WASHINGTON, DC–The Equipment Leasing & Finance Foundation (the Foundation) has released the October 2020 Monthly Confidence Index for the Equipment Finance Industry (MCI-EFI). The index reports a qualitative assessment of both the prevailing business conditions and expectations for the future as reported by key executives from the $900 billion equipment finance sector in the U.S.
Overall, confidence in the equipment finance market is at 55.0, easing from the September index of 56.5 and steady with pre-COVID index levels. None of the industry leadership evaluated the current U.S. economy as “excellent,” unchanged from the previous month. But 55.6 percent of the leadership evaluated the current U.S. economy as “fair,” up from 46.4 percent in September. 44.4 percent evaluate it as “poor,” down from 53.6 percent last month.

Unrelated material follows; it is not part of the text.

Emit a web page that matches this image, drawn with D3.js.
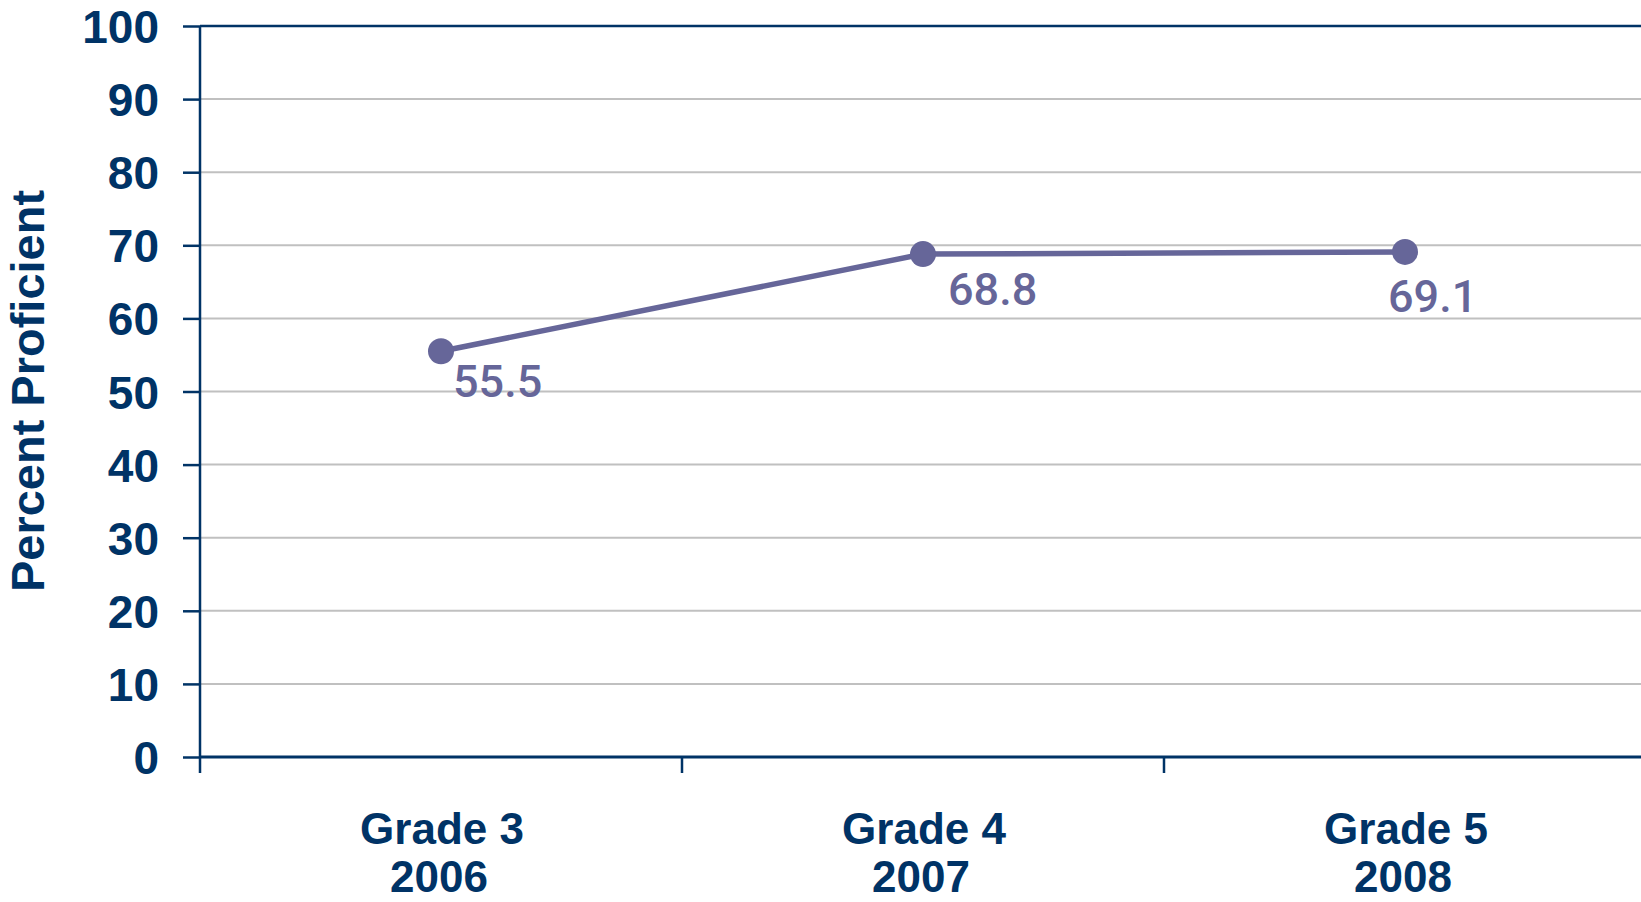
<!DOCTYPE html>
<html>
<head>
<meta charset="utf-8">
<script src="https://cdn.jsdelivr.net/npm/d3@7"></script>
<style>
  html, body { margin: 0; padding: 0; background: #fff; }
  svg { display: block; }
</style>
</head>
<body>
<svg id="chart" width="1641" height="902"></svg>
<script>
// ---- data ----
const gradeLabels = ["Grade 3", "Grade 4", "Grade 5"];
const yearLabels = ["2006", "2007", "2008"];
const values = [55.5, 68.8, 69.1];
const yTicks = [0, 10, 20, 30, 40, 50, 60, 70, 80, 90, 100];
const yTitle = "Percent Proficient";
// label nudges (px) relative to each point
const labelDx = [12, 25, -17];
const labelDy = [46, 51, 60];

// ---- styles ----
const navy = "#003366";
const lineColor = "#666699";
const gridColor = "#c0c0c0";

const svg = d3.select("#chart");
const plotLeft = 200, plotRight = 1646, plotTop = 26, plotBottom = 757;

const x = d3.scaleBand().domain(gradeLabels).range([plotLeft, plotRight]).paddingInner(0).paddingOuter(0);
const y = d3.scaleLinear().domain([0, 100]).range([plotBottom, plotTop]);

// gridlines
svg.append("g").selectAll("line").data(yTicks.filter(d => d > 0 && d < 100)).join("line")
  .attr("x1", plotLeft).attr("x2", 1641)
  .attr("y1", d => y(d)).attr("y2", d => y(d))
  .attr("stroke", gridColor).attr("stroke-width", 2);

// top border
svg.append("line").attr("x1", plotLeft).attr("x2", 1641).attr("y1", y(100)).attr("y2", y(100))
  .attr("stroke", navy).attr("stroke-width", 2.5);

// y axis
const yAxis = d3.axisLeft(y).tickValues(yTicks).tickSize(17).tickPadding(24).tickFormat(d3.format("d"));
const gy = svg.append("g").attr("transform", `translate(${plotLeft},0)`).call(yAxis);
gy.select(".domain").remove();
gy.selectAll(".tick line").attr("stroke", navy).attr("stroke-width", 2.5);
gy.selectAll(".tick text")
  .attr("fill", navy)
  .attr("font-family", "'Liberation Sans', Arial, sans-serif")
  .attr("font-weight", "bold")
  .attr("font-size", 46)
  .attr("dy", "0.36em");
svg.append("line").attr("x1", plotLeft).attr("x2", plotLeft).attr("y1", plotTop).attr("y2", plotBottom + 16)
  .attr("stroke", navy).attr("stroke-width", 2.5);

// x axis
svg.append("line").attr("x1", plotLeft).attr("x2", 1641).attr("y1", plotBottom).attr("y2", plotBottom)
  .attr("stroke", navy).attr("stroke-width", 3);
svg.append("g").selectAll("line").data(gradeLabels.slice(1)).join("line")
  .attr("x1", d => x(d)).attr("x2", d => x(d))
  .attr("y1", plotBottom).attr("y2", plotBottom + 16)
  .attr("stroke", navy).attr("stroke-width", 2.5);

const xFont = (sel) => sel
  .attr("text-anchor", "middle")
  .attr("fill", navy)
  .attr("font-family", "'Liberation Sans', Arial, sans-serif")
  .attr("font-weight", "bold")
  .attr("font-size", 44);

svg.append("g").selectAll("text").data(gradeLabels).join("text")
  .attr("x", d => x(d) + x.bandwidth() / 2 + 1)
  .attr("y", 844)
  .call(xFont)
  .text(d => d);

svg.append("g").selectAll("text").data(gradeLabels).join("text")
  .attr("x", d => x(d) + x.bandwidth() / 2 - 2)
  .attr("y", 892)
  .call(xFont)
  .text((d, i) => yearLabels[i]);

// y title
svg.append("text")
  .attr("transform", `translate(44,391) rotate(-90)`)
  .attr("text-anchor", "middle")
  .attr("fill", navy)
  .attr("font-family", "'Liberation Sans', Arial, sans-serif")
  .attr("font-weight", "bold")
  .attr("font-size", 47)
  .text(yTitle);

// line
const cx = (d, i) => x(gradeLabels[i]) + x.bandwidth() / 2;
const line = d3.line().x((d, i) => cx(d, i)).y(d => y(d));
svg.append("path").datum(values)
  .attr("d", line)
  .attr("fill", "none")
  .attr("stroke", lineColor)
  .attr("stroke-width", 5.5);

svg.append("g").selectAll("circle").data(values).join("circle")
  .attr("cx", cx).attr("cy", d => y(d)).attr("r", 13)
  .attr("fill", lineColor);

svg.append("g").selectAll("text").data(values).join("text")
  .attr("x", (d, i) => cx(d, i) + labelDx[i])
  .attr("y", (d, i) => y(d) + labelDy[i])
  .attr("fill", lineColor)
  .attr("font-family", "Roboto, sans-serif")
  .attr("font-weight", 500)
  .attr("font-size", 45)
  .text(d => d3.format(".1f")(d));
</script>
</body>
</html>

At the same time, 25.9 percent of the survey respondents believed that U.S. economic conditions will get “better” over the next six months, a decrease from 50 percent in September. 59.3 percent indicated they believe the U.S. economy will “stay the same” over the next six months, an increase from 39.3 percent last month. Moreover, 14.8 percent believed economic conditions in the U.S. will worsen over the next six months, up from 10.7 percent the previous month.

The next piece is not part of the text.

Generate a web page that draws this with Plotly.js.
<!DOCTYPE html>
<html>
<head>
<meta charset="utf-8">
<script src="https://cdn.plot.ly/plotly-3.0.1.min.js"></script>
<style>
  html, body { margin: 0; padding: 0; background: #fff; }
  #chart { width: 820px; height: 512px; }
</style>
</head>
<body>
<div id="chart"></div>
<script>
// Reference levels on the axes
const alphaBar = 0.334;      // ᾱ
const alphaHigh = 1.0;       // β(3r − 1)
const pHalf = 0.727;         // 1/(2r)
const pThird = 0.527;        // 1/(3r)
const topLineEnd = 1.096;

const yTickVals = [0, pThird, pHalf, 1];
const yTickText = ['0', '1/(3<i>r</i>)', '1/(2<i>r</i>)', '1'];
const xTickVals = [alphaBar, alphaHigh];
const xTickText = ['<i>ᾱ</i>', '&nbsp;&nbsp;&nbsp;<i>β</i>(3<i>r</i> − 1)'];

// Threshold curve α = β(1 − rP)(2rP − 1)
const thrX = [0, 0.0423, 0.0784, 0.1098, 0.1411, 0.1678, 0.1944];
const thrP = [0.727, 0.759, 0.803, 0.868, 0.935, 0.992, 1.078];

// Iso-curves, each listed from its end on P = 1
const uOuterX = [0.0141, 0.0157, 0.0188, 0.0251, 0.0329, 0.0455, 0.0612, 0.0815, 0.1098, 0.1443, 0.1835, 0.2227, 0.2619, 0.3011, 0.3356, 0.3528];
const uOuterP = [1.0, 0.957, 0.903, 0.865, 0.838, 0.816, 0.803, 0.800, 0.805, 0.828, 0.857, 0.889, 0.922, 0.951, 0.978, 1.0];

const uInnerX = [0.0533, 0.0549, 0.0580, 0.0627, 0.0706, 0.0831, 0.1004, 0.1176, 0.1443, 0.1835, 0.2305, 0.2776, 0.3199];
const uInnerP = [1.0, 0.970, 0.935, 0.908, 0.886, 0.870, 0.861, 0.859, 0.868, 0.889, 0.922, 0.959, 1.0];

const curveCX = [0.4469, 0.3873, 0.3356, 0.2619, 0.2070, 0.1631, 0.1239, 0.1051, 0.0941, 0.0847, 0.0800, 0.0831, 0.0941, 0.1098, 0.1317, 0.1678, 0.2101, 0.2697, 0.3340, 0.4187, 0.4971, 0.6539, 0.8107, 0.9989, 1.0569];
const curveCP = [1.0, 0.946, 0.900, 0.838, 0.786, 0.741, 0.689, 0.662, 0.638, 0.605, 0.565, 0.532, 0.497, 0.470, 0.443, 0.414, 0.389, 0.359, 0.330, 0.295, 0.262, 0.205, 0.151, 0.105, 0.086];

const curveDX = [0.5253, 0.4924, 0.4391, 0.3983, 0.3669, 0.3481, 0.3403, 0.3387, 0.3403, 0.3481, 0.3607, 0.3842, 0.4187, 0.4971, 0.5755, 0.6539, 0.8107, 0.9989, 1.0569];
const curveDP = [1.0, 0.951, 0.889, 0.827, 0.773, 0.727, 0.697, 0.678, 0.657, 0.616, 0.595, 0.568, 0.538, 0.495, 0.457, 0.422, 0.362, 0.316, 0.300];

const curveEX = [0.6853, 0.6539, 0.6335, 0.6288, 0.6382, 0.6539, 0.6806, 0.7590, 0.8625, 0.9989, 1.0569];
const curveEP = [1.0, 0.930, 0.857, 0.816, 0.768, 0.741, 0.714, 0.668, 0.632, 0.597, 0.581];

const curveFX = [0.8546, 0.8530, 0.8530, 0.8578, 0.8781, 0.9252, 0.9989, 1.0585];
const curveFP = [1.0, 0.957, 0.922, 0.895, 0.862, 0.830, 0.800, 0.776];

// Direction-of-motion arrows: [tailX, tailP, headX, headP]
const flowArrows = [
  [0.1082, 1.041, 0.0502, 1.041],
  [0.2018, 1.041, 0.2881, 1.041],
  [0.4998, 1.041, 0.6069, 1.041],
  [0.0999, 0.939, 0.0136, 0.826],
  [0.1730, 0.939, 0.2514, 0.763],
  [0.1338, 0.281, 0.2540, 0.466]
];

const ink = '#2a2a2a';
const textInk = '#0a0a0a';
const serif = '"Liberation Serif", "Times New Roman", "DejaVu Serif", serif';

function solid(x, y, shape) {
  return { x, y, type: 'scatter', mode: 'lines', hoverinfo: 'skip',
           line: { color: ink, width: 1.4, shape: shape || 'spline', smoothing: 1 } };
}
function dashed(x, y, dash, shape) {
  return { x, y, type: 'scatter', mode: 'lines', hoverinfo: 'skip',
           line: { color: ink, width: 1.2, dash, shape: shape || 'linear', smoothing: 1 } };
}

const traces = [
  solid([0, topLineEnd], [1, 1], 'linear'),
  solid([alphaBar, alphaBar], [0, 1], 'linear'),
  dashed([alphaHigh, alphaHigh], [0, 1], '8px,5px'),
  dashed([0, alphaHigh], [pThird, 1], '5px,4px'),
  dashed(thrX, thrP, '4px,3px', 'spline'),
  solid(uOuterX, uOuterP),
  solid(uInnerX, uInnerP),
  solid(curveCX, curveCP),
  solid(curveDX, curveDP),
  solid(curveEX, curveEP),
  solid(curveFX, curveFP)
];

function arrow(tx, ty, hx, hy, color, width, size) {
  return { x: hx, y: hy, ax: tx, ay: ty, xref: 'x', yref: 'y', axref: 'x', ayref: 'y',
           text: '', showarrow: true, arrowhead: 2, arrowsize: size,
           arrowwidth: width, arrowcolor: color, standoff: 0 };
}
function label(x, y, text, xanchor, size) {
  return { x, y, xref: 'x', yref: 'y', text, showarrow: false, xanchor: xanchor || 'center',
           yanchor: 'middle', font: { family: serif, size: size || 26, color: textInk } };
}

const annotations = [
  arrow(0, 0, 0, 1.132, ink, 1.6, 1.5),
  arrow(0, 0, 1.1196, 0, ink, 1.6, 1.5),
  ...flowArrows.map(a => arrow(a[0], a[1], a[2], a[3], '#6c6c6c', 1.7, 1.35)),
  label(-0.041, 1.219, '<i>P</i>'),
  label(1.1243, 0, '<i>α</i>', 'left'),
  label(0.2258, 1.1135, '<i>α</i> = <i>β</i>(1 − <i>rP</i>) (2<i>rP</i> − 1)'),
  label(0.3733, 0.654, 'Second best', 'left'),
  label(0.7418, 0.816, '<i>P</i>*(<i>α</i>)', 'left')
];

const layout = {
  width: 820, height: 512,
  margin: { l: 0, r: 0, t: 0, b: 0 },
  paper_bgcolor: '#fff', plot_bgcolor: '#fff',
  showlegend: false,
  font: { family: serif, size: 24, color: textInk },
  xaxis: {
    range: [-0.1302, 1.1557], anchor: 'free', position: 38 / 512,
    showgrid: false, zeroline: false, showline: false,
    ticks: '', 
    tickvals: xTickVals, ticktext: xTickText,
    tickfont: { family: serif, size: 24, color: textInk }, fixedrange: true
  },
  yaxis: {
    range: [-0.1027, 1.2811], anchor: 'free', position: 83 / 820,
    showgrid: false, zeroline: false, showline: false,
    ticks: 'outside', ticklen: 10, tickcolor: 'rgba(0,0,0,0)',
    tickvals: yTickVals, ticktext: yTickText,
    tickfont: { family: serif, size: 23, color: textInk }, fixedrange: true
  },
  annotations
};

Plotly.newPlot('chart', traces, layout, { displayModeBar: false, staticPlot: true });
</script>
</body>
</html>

When asked to assess their business conditions over the next four months, 29.6 percent of executives responding said they believe business conditions will improve over the next four months, down from 35.7 percent in September. Also, 51.9 percent believe business conditions will remain the same over the next four months, an increase from 46.4 percent the previous month. And 18.5 percent believe business conditions will worsen, an increase from 17.9 percent in September.
Moreover, 22.2 percent of the survey respondents believe demand for leases and loans to fund capital expenditures (capex) will increase over the next four months, down from 28.6 percent in September. 66.7 percent believe demand will “remain the same” during the same four-month time period, an increase from 64.3 percent the previous month. 11.1 percent believe demand will decline, an increase from 7.1 percent in September.

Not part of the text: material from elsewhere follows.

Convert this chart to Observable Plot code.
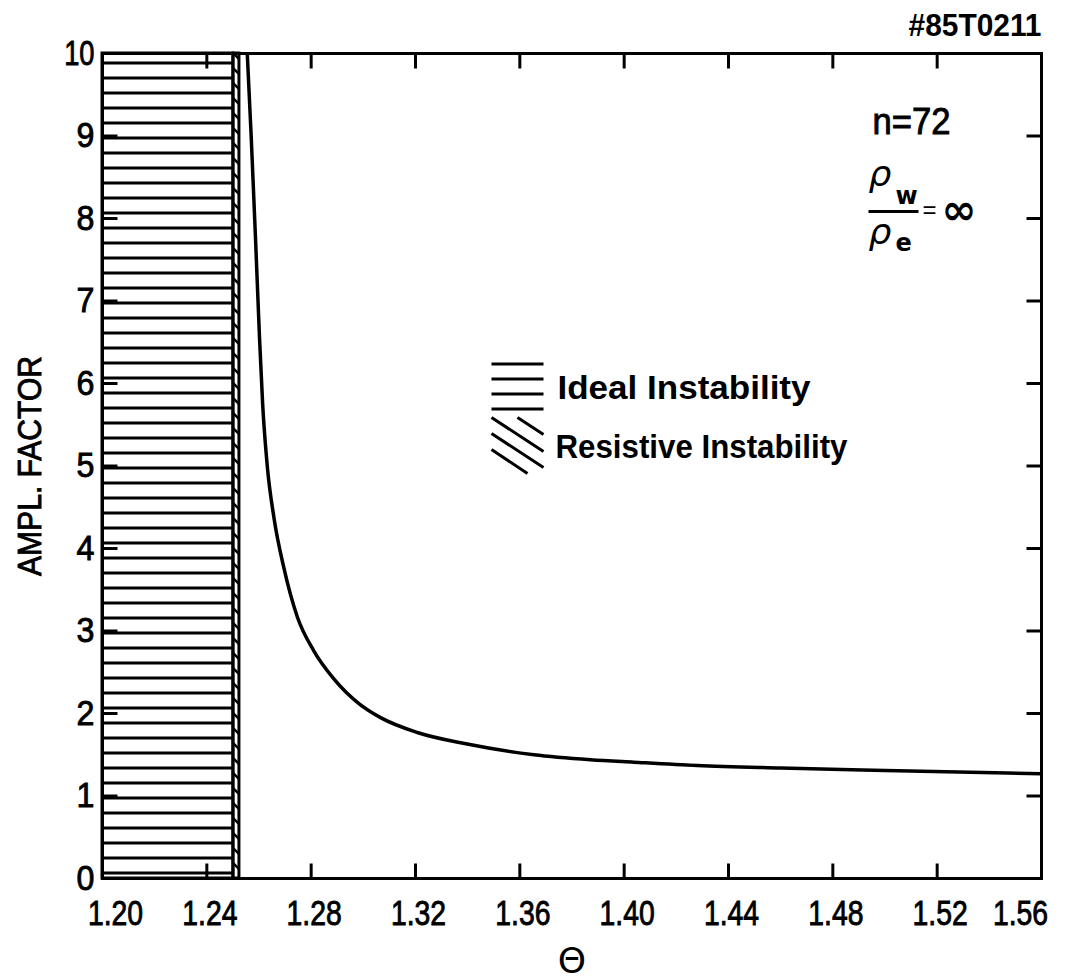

Meanwhile, in October 22.2 percent of respondents indicate they believe their company will increase spending on business development activities during the next six months, a decrease from 28.6 percent last month. 70.4 percent believe there will be “no change” in business development spending, a decrease from 71.4 percent in September. And 7.4 percent believe there will be a decrease in spending, up from none last month.
There are some positive signs. 33.3 percent of the respondents expect more access to capital to fund equipment acquisitions over the next four months, up from 17.9 percent in September. 66.7 percent of executives indicate they expect the “same” access to capital to fund business, a decrease from 78.6 percent last month. None expect “less” access to capital, a decrease from 3.6 percent the previous month.
When asked, 25.9 percent of the executives report they expect to hire more employees over the next four months, up from 17.9 percent in September. 63 percent expect no change in headcount over the next four months, a decrease from 71.4 percent last month. But 11.1 percent said in October they expect to hire fewer employees, up slightly from 10.7 percent the previous month.
Survey results are posted on the Foundation web site, included in the Foundation Forecast eNewsletter, and included in press releases. Survey respondent demographics and additional information about the MCI are also available at the link above.
The Foundation also released highlights of the COVID-19 Impact Survey of the Equipment Finance Industry, a monthly survey of industry leaders that is designed to track the impact of the coronavirus pandemic on the equipment finance industry.
56 percent of companies said in October they expect that the default rate will be greater in 2020 than in 2019, down from 73 percent last month, 35 percent expect it to be the same compared to 20 percent in September, and 9 percent expect it to be lower compared to 7 percent last month. Only 7 percent of lenders reported having more than 10 percent of their portfolio now under deferral, down from 15 percent of lenders last month.
When asked to what extent regulatory and/or funding source pressures are limiting companies’ willingness or ability to provide deferrals now, 66 percent responded: “not at all,” 29 percent answered “somewhat,” and 4 percent indicated “substantially.” The largest percentage of respondents (58 percent) have 0.01-4.99 percent of dollars outstanding currently under payment deferral in their owned portfolio.
When asked about the outlook for the future, MCI-EFI survey respondent Bruce J. Winter, President, FSG Capital, Inc., said, “It’s now obvious that the economic fallout from this pandemic will continue for the foreseeable future and there will be no quick return to pre-COVID 19 economic metrics. While many of our clients have adapted to a new normal, others have spent their government stimulus and are at risk of closure without additional support.
“The resiliency of the equipment finance industry is without doubt, but as with other cycles, there will be winners and losers. In this cycle, those lucky enough to have little or no exposure to threatened industries will be the winners, while those with too much exposure to these same segments have no choice but to deal with significant stress.”